[Set exercise]
Copy the material that follows word for word and omit its pictures.
[START]
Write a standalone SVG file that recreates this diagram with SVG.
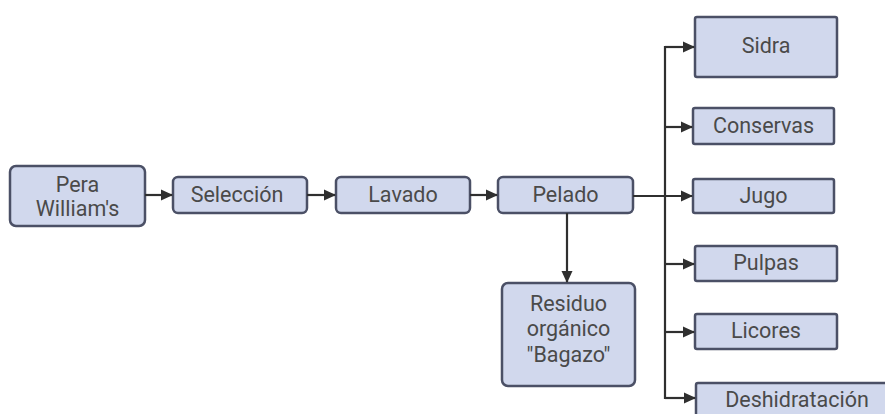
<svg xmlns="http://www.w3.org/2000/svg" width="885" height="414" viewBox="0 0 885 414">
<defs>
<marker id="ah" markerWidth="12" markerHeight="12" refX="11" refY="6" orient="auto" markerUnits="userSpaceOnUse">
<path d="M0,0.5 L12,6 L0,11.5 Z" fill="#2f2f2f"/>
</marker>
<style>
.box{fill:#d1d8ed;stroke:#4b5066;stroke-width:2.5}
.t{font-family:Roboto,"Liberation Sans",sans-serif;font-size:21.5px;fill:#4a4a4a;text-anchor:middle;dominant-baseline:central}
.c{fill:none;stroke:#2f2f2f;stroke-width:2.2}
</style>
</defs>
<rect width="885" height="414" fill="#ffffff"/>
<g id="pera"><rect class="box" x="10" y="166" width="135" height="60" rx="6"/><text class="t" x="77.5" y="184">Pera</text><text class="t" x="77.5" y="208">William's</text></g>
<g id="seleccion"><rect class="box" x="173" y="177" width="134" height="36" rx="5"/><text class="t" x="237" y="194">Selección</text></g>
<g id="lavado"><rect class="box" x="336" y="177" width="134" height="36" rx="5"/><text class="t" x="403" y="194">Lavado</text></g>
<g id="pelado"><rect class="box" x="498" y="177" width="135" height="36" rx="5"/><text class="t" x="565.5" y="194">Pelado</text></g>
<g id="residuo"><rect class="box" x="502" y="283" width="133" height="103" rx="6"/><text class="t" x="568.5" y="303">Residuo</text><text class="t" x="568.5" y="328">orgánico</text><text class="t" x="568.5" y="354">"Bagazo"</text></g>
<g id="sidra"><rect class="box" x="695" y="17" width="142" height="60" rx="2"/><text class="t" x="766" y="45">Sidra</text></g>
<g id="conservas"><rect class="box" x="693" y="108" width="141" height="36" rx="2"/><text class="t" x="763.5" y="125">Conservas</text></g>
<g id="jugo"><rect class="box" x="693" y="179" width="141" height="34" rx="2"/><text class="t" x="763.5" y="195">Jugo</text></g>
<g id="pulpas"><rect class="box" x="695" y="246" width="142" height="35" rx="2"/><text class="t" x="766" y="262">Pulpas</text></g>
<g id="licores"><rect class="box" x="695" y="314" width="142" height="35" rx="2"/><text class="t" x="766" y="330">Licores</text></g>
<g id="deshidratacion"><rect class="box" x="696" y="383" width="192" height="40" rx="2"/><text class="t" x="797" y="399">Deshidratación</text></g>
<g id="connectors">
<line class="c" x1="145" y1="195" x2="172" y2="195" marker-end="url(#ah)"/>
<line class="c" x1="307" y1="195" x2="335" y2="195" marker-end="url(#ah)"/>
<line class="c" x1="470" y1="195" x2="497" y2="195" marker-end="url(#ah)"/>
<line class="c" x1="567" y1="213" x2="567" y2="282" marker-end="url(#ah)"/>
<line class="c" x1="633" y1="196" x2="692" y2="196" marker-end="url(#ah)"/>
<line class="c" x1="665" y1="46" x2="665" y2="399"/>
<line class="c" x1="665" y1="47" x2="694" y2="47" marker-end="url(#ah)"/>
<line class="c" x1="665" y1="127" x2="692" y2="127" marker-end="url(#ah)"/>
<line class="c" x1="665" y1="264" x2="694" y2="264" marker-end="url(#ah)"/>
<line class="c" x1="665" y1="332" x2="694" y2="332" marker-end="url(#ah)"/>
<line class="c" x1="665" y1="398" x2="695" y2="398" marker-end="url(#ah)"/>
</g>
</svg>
[END]
[Exercise solution]
Write a standalone SVG file that recreates this diagram with SVG.
<svg xmlns="http://www.w3.org/2000/svg" width="885" height="414" viewBox="0 0 885 414">
<defs>
<marker id="ah" markerWidth="12" markerHeight="12" refX="11" refY="6" orient="auto" markerUnits="userSpaceOnUse">
<path d="M0,0.5 L12,6 L0,11.5 Z" fill="#2f2f2f"/>
</marker>
<style>
.box{fill:#d1d8ed;stroke:#4b5066;stroke-width:2.5}
.t{font-family:Roboto,"Liberation Sans",sans-serif;font-size:21.5px;fill:#4a4a4a;text-anchor:middle;dominant-baseline:central}
.c{fill:none;stroke:#2f2f2f;stroke-width:2.2}
</style>
</defs>
<rect width="885" height="414" fill="#ffffff"/>
<g id="pera"><rect class="box" x="10" y="166" width="135" height="60" rx="6"/><text class="t" x="77.5" y="184">Pera</text><text class="t" x="77.5" y="208">William's</text></g>
<g id="seleccion"><rect class="box" x="173" y="177" width="134" height="36" rx="5"/><text class="t" x="237" y="194">Selección</text></g>
<g id="lavado"><rect class="box" x="336" y="177" width="134" height="36" rx="5"/><text class="t" x="403" y="194">Lavado</text></g>
<g id="pelado"><rect class="box" x="498" y="177" width="135" height="36" rx="5"/><text class="t" x="565.5" y="194">Pelado</text></g>
<g id="residuo"><rect class="box" x="502" y="283" width="133" height="103" rx="6"/><text class="t" x="568.5" y="303">Residuo</text><text class="t" x="568.5" y="328">orgánico</text><text class="t" x="568.5" y="354">"Bagazo"</text></g>
<g id="sidra"><rect class="box" x="695" y="17" width="142" height="60" rx="2"/><text class="t" x="766" y="45">Sidra</text></g>
<g id="conservas"><rect class="box" x="693" y="108" width="141" height="36" rx="2"/><text class="t" x="763.5" y="125">Conservas</text></g>
<g id="jugo"><rect class="box" x="693" y="179" width="141" height="34" rx="2"/><text class="t" x="763.5" y="195">Jugo</text></g>
<g id="pulpas"><rect class="box" x="695" y="246" width="142" height="35" rx="2"/><text class="t" x="766" y="262">Pulpas</text></g>
<g id="licores"><rect class="box" x="695" y="314" width="142" height="35" rx="2"/><text class="t" x="766" y="330">Licores</text></g>
<g id="deshidratacion"><rect class="box" x="696" y="383" width="192" height="40" rx="2"/><text class="t" x="797" y="399">Deshidratación</text></g>
<g id="connectors">
<line class="c" x1="145" y1="195" x2="172" y2="195" marker-end="url(#ah)"/>
<line class="c" x1="307" y1="195" x2="335" y2="195" marker-end="url(#ah)"/>
<line class="c" x1="470" y1="195" x2="497" y2="195" marker-end="url(#ah)"/>
<line class="c" x1="567" y1="213" x2="567" y2="282" marker-end="url(#ah)"/>
<line class="c" x1="633" y1="196" x2="692" y2="196" marker-end="url(#ah)"/>
<line class="c" x1="665" y1="46" x2="665" y2="399"/>
<line class="c" x1="665" y1="47" x2="694" y2="47" marker-end="url(#ah)"/>
<line class="c" x1="665" y1="127" x2="692" y2="127" marker-end="url(#ah)"/>
<line class="c" x1="665" y1="264" x2="694" y2="264" marker-end="url(#ah)"/>
<line class="c" x1="665" y1="332" x2="694" y2="332" marker-end="url(#ah)"/>
<line class="c" x1="665" y1="398" x2="695" y2="398" marker-end="url(#ah)"/>
</g>
</svg>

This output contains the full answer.